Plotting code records
______________________________
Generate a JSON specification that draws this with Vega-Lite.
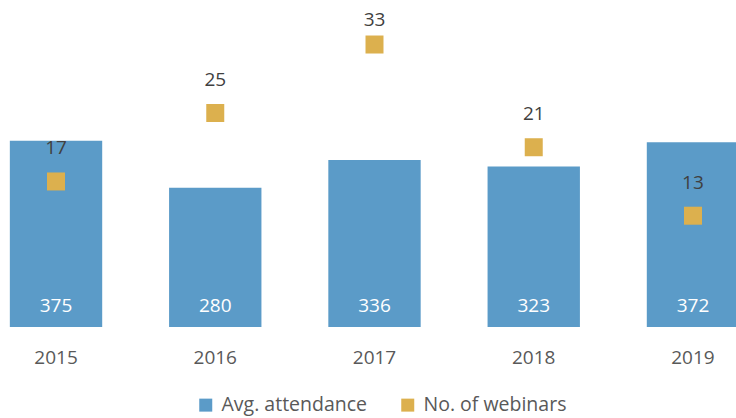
{
  "$schema": "https://vega.github.io/schema/vega-lite/v6.json",
  "width": 736,
  "height": 327,
  "autosize": "none",
  "padding": {"left": 0, "right": 0, "top": 0, "bottom": 91},
  "background": "white",
  "config": {
    "view": {"stroke": null},
    "font": "Open Sans",
    "legend": {"symbolType": "square"}
  },
  "data": {
    "values": [
      {"year": "2015", "attendance": 375, "webinars": 17},
      {"year": "2016", "attendance": 280, "webinars": 25},
      {"year": "2017", "attendance": 336, "webinars": 33},
      {"year": "2018", "attendance": 323, "webinars": 21},
      {"year": "2019", "attendance": 372, "webinars": 13}
    ]
  },
  "encoding": {
    "x": {
      "field": "year",
      "type": "nominal",
      "scale": {"range": [-23.6, 772.6], "paddingInner": 0.42, "paddingOuter": 0.21},
      "axis": {
        "title": null,
        "labelAngle": 0,
        "domain": false,
        "ticks": false,
        "labelPadding": 21,
        "labelFontSize": 19,
        "labelColor": "#595959",
        "labelFont": "Open Sans"
      }
    }
  },
  "layer": [
    {
      "layer": [
        {
          "mark": {"type": "bar"},
          "encoding": {
            "y": {"field": "attendance", "type": "quantitative", "scale": {"domain": [0, 658], "nice": false}, "axis": null},
            "color": {
              "datum": "Avg. attendance",
              "scale": {"domain": ["Avg. attendance", "No. of webinars"], "range": ["#5b9bc8", "#dcb04e"]},
              "legend": {
                "title": null,
                "orient": "none",
                "legendX": 196,
                "legendY": 395,
                "direction": "horizontal",
                "symbolSize": 169,
                "symbolType": "square",
                "symbolStrokeWidth": 0,
                "labelFontSize": 19.5,
                "labelColor": "#595959",
                "labelFont": "Open Sans",
                "labelOffset": 6,
                "columnPadding": 30
              }
            }
          }
        },
        {
          "mark": {"type": "text", "baseline": "alphabetic", "dy": -15, "fontSize": 19, "color": "white", "font": "Open Sans"},
          "encoding": {
            "y": {"datum": 0, "type": "quantitative", "scale": {"domain": [0, 658], "nice": false}},
            "text": {"field": "attendance", "type": "quantitative"}
          }
        }
      ]
    },
    {
      "mark": {"type": "point", "shape": "square", "filled": true, "opacity": 1, "size": 324},
      "encoding": {
        "y": {"field": "webinars", "type": "quantitative", "scale": {"domain": [0, 38.2], "nice": false}, "axis": null},
        "color": {"datum": "No. of webinars"}
      }
    },
    {
      "mark": {"type": "text", "baseline": "middle", "fontSize": 19, "color": "#404040", "font": "Open Sans"},
      "encoding": {
        "y": {"field": "webinars", "type": "quantitative", "scale": {"domain": [0, 32], "range": [294, 20.1], "clamp": true, "nice": false}, "axis": null},
        "text": {"field": "webinars", "type": "quantitative"}
      }
    }
  ],
  "resolve": {"scale": {"y": "independent"}}
}
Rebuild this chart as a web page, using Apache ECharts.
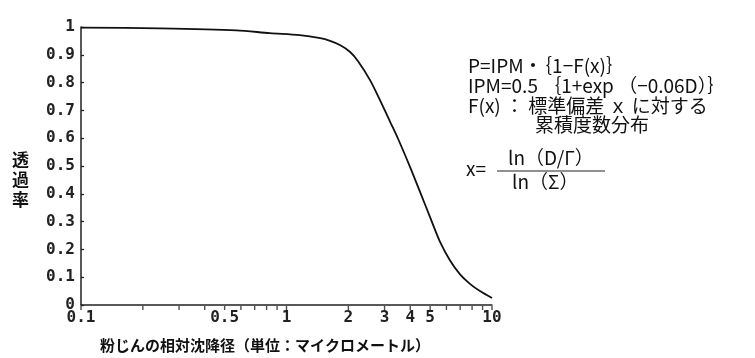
<!DOCTYPE html>
<html><head><meta charset="utf-8">
<script src="https://cdn.jsdelivr.net/npm/echarts@6/dist/echarts.min.js"></script>
<style>html,body{margin:0;padding:0;background:#fff}#c{width:755px;height:358px}</style>
</head><body><div id="c"></div>
<script>
// Data
const sizes = [0.1, 0.24, 0.57, 0.83, 1.16, 1.46, 1.63, 1.82, 2.04, 2.23, 2.55, 2.85, 3.19, 3.49, 3.99, 4.47, 4.99, 5.58, 6.25, 6.99, 7.81, 8.74, 10];
const transmission = [0.998, 0.995, 0.988, 0.978, 0.971, 0.960, 0.950, 0.935, 0.910, 0.877, 0.809, 0.737, 0.660, 0.598, 0.497, 0.406, 0.317, 0.228, 0.160, 0.110, 0.076, 0.050, 0.025];
const xTickValues = [0.1,0.2,0.3,0.4,0.5,0.6,0.7,0.8,0.9,1,2,3,4,5,6,7,8,9,10];
const xLabelValues = [0.1,0.5,1,2,3,4,5,10];
const yMin = 0, yMax = 1, yStep = 0.1;
const yAxisName = '透過率';
const xAxisName = '粉じんの相対沈降径（単位：マイクロメートル）';
const formulaLines = ['P=IPM・｛1−F(x)｝', 'IPM=0.5 ｛1+exp （−0.06D）｝', 'F(x) ： 標準偏差 ｘ に対する', '累積度数分布'];
const fracLeft = 'x=', fracNum = 'ln（D/Γ）', fracDen = 'ln（Σ）';

const FONT = '"Noto Sans CJK JP", "Noto Sans", sans-serif';
const NUMFONT = '"DejaVu Sans Mono", "Noto Sans CJK JP", monospace';
const txt = {fontFamily: FONT, fontSize: 19, fontWeight: 'normal', fill: '#111'};

const chart = echarts.init(document.getElementById('c'));
chart.setOption({
  animation: false,
  backgroundColor: '#fff',
  grid: {left: 81, right: 263, top: 27, bottom: 53},
  xAxis: {
    type: 'log', logBase: 10, min: 0.1, max: 10,
    axisLine: {show: true, lineStyle: {color: '#222', width: 1.5}},
    axisTick: {show: false},
    minorTick: {show: false},
    splitLine: {show: false},
    axisLabel: {customValues: xLabelValues, formatter: v => String(v), color: '#222', fontFamily: NUMFONT, fontSize: 16, fontWeight: 'bold', margin: 5}
  },
  yAxis: {
    type: 'value', min: yMin, max: yMax, interval: yStep,
    axisLine: {show: true, lineStyle: {color: '#222', width: 1.5}},
    axisTick: {show: true, inside: true, length: 3, lineStyle: {color: '#222', width: 1.3}},
    splitLine: {show: false},
    axisLabel: {formatter: v => (Math.round(v*10)/10).toString(), color: '#222', fontFamily: NUMFONT, fontSize: 16, fontWeight: 'bold', margin: 6}
  },
  series: [{
    type: 'line', data: sizes.map((s, i) => [s, transmission[i]]),
    smooth: 0.3, showSymbol: false, symbol: 'none',
    lineStyle: {color: '#111', width: 1.8}
  }, {
    // x-axis tick marks (log-spaced minor ticks) placed through the axis scale
    type: 'scatter', data: xTickValues.map(v => [v, yMin]),
    symbol: 'rect', symbolSize: [1.4, 4], symbolOffset: [0, 3],
    itemStyle: {color: '#222'}, clip: false, silent: true, z: 3
  }],
  graphic: [
    {type: 'text', left: 12, top: 150, style: Object.assign({}, txt, {text: yAxisName.split('').join('\n'), fontSize: 17, lineHeight: 20, fontWeight: 'bold'})},
    {type: 'text', left: 100, top: 338, style: Object.assign({}, txt, {text: xAxisName, fontSize: 15, fontWeight: 'bold'})},
    {type: 'text', left: 468, top: 56, style: Object.assign({}, txt, {text: formulaLines[0]})},
    {type: 'text', left: 468, top: 76, style: Object.assign({}, txt, {text: formulaLines[1]})},
    {type: 'text', left: 468, top: 96, style: Object.assign({}, txt, {text: formulaLines[2]})},
    {type: 'text', left: 535, top: 115, style: Object.assign({}, txt, {text: formulaLines[3]})},
    {type: 'text', left: 466, top: 159, style: Object.assign({}, txt, {text: fracLeft})},
    {type: 'text', left: 508, top: 148, style: Object.assign({}, txt, {text: fracNum})},
    {type: 'text', left: 512, top: 172, style: Object.assign({}, txt, {text: fracDen})},
    {type: 'line', shape: {x1: 497, y1: 171, x2: 605, y2: 171}, style: {stroke: '#222', lineWidth: 1.2}}
  ]
});
</script></body></html>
______________________________
- YOUR INSTRUCTIONS: All of the lines above should be retyped precisely, apart from the pictures.

- ANSWER IN FULL:
Generate a JSON specification that draws this with Vega-Lite.
{
  "$schema": "https://vega.github.io/schema/vega-lite/v6.json",
  "width": 736,
  "height": 327,
  "autosize": "none",
  "padding": {"left": 0, "right": 0, "top": 0, "bottom": 91},
  "background": "white",
  "config": {
    "view": {"stroke": null},
    "font": "Open Sans",
    "legend": {"symbolType": "square"}
  },
  "data": {
    "values": [
      {"year": "2015", "attendance": 375, "webinars": 17},
      {"year": "2016", "attendance": 280, "webinars": 25},
      {"year": "2017", "attendance": 336, "webinars": 33},
      {"year": "2018", "attendance": 323, "webinars": 21},
      {"year": "2019", "attendance": 372, "webinars": 13}
    ]
  },
  "encoding": {
    "x": {
      "field": "year",
      "type": "nominal",
      "scale": {"range": [-23.6, 772.6], "paddingInner": 0.42, "paddingOuter": 0.21},
      "axis": {
        "title": null,
        "labelAngle": 0,
        "domain": false,
        "ticks": false,
        "labelPadding": 21,
        "labelFontSize": 19,
        "labelColor": "#595959",
        "labelFont": "Open Sans"
      }
    }
  },
  "layer": [
    {
      "layer": [
        {
          "mark": {"type": "bar"},
          "encoding": {
            "y": {"field": "attendance", "type": "quantitative", "scale": {"domain": [0, 658], "nice": false}, "axis": null},
            "color": {
              "datum": "Avg. attendance",
              "scale": {"domain": ["Avg. attendance", "No. of webinars"], "range": ["#5b9bc8", "#dcb04e"]},
              "legend": {
                "title": null,
                "orient": "none",
                "legendX": 196,
                "legendY": 395,
                "direction": "horizontal",
                "symbolSize": 169,
                "symbolType": "square",
                "symbolStrokeWidth": 0,
                "labelFontSize": 19.5,
                "labelColor": "#595959",
                "labelFont": "Open Sans",
                "labelOffset": 6,
                "columnPadding": 30
              }
            }
          }
        },
        {
          "mark": {"type": "text", "baseline": "alphabetic", "dy": -15, "fontSize": 19, "color": "white", "font": "Open Sans"},
          "encoding": {
            "y": {"datum": 0, "type": "quantitative", "scale": {"domain": [0, 658], "nice": false}},
            "text": {"field": "attendance", "type": "quantitative"}
          }
        }
      ]
    },
    {
      "mark": {"type": "point", "shape": "square", "filled": true, "opacity": 1, "size": 324},
      "encoding": {
        "y": {"field": "webinars", "type": "quantitative", "scale": {"domain": [0, 38.2], "nice": false}, "axis": null},
        "color": {"datum": "No. of webinars"}
      }
    },
    {
      "mark": {"type": "text", "baseline": "middle", "fontSize": 19, "color": "#404040", "font": "Open Sans"},
      "encoding": {
        "y": {"field": "webinars", "type": "quantitative", "scale": {"domain": [0, 32], "range": [294, 20.1], "clamp": true, "nice": false}, "axis": null},
        "text": {"field": "webinars", "type": "quantitative"}
      }
    }
  ],
  "resolve": {"scale": {"y": "independent"}}
}
Rebuild this chart as a web page, using Apache ECharts.
<!DOCTYPE html>
<html><head><meta charset="utf-8">
<script src="https://cdn.jsdelivr.net/npm/echarts@6/dist/echarts.min.js"></script>
<style>html,body{margin:0;padding:0;background:#fff}#c{width:755px;height:358px}</style>
</head><body><div id="c"></div>
<script>
// Data
const sizes = [0.1, 0.24, 0.57, 0.83, 1.16, 1.46, 1.63, 1.82, 2.04, 2.23, 2.55, 2.85, 3.19, 3.49, 3.99, 4.47, 4.99, 5.58, 6.25, 6.99, 7.81, 8.74, 10];
const transmission = [0.998, 0.995, 0.988, 0.978, 0.971, 0.960, 0.950, 0.935, 0.910, 0.877, 0.809, 0.737, 0.660, 0.598, 0.497, 0.406, 0.317, 0.228, 0.160, 0.110, 0.076, 0.050, 0.025];
const xTickValues = [0.1,0.2,0.3,0.4,0.5,0.6,0.7,0.8,0.9,1,2,3,4,5,6,7,8,9,10];
const xLabelValues = [0.1,0.5,1,2,3,4,5,10];
const yMin = 0, yMax = 1, yStep = 0.1;
const yAxisName = '透過率';
const xAxisName = '粉じんの相対沈降径（単位：マイクロメートル）';
const formulaLines = ['P=IPM・｛1−F(x)｝', 'IPM=0.5 ｛1+exp （−0.06D）｝', 'F(x) ： 標準偏差 ｘ に対する', '累積度数分布'];
const fracLeft = 'x=', fracNum = 'ln（D/Γ）', fracDen = 'ln（Σ）';

const FONT = '"Noto Sans CJK JP", "Noto Sans", sans-serif';
const NUMFONT = '"DejaVu Sans Mono", "Noto Sans CJK JP", monospace';
const txt = {fontFamily: FONT, fontSize: 19, fontWeight: 'normal', fill: '#111'};

const chart = echarts.init(document.getElementById('c'));
chart.setOption({
  animation: false,
  backgroundColor: '#fff',
  grid: {left: 81, right: 263, top: 27, bottom: 53},
  xAxis: {
    type: 'log', logBase: 10, min: 0.1, max: 10,
    axisLine: {show: true, lineStyle: {color: '#222', width: 1.5}},
    axisTick: {show: false},
    minorTick: {show: false},
    splitLine: {show: false},
    axisLabel: {customValues: xLabelValues, formatter: v => String(v), color: '#222', fontFamily: NUMFONT, fontSize: 16, fontWeight: 'bold', margin: 5}
  },
  yAxis: {
    type: 'value', min: yMin, max: yMax, interval: yStep,
    axisLine: {show: true, lineStyle: {color: '#222', width: 1.5}},
    axisTick: {show: true, inside: true, length: 3, lineStyle: {color: '#222', width: 1.3}},
    splitLine: {show: false},
    axisLabel: {formatter: v => (Math.round(v*10)/10).toString(), color: '#222', fontFamily: NUMFONT, fontSize: 16, fontWeight: 'bold', margin: 6}
  },
  series: [{
    type: 'line', data: sizes.map((s, i) => [s, transmission[i]]),
    smooth: 0.3, showSymbol: false, symbol: 'none',
    lineStyle: {color: '#111', width: 1.8}
  }, {
    // x-axis tick marks (log-spaced minor ticks) placed through the axis scale
    type: 'scatter', data: xTickValues.map(v => [v, yMin]),
    symbol: 'rect', symbolSize: [1.4, 4], symbolOffset: [0, 3],
    itemStyle: {color: '#222'}, clip: false, silent: true, z: 3
  }],
  graphic: [
    {type: 'text', left: 12, top: 150, style: Object.assign({}, txt, {text: yAxisName.split('').join('\n'), fontSize: 17, lineHeight: 20, fontWeight: 'bold'})},
    {type: 'text', left: 100, top: 338, style: Object.assign({}, txt, {text: xAxisName, fontSize: 15, fontWeight: 'bold'})},
    {type: 'text', left: 468, top: 56, style: Object.assign({}, txt, {text: formulaLines[0]})},
    {type: 'text', left: 468, top: 76, style: Object.assign({}, txt, {text: formulaLines[1]})},
    {type: 'text', left: 468, top: 96, style: Object.assign({}, txt, {text: formulaLines[2]})},
    {type: 'text', left: 535, top: 115, style: Object.assign({}, txt, {text: formulaLines[3]})},
    {type: 'text', left: 466, top: 159, style: Object.assign({}, txt, {text: fracLeft})},
    {type: 'text', left: 508, top: 148, style: Object.assign({}, txt, {text: fracNum})},
    {type: 'text', left: 512, top: 172, style: Object.assign({}, txt, {text: fracDen})},
    {type: 'line', shape: {x1: 497, y1: 171, x2: 605, y2: 171}, style: {stroke: '#222', lineWidth: 1.2}}
  ]
});
</script></body></html>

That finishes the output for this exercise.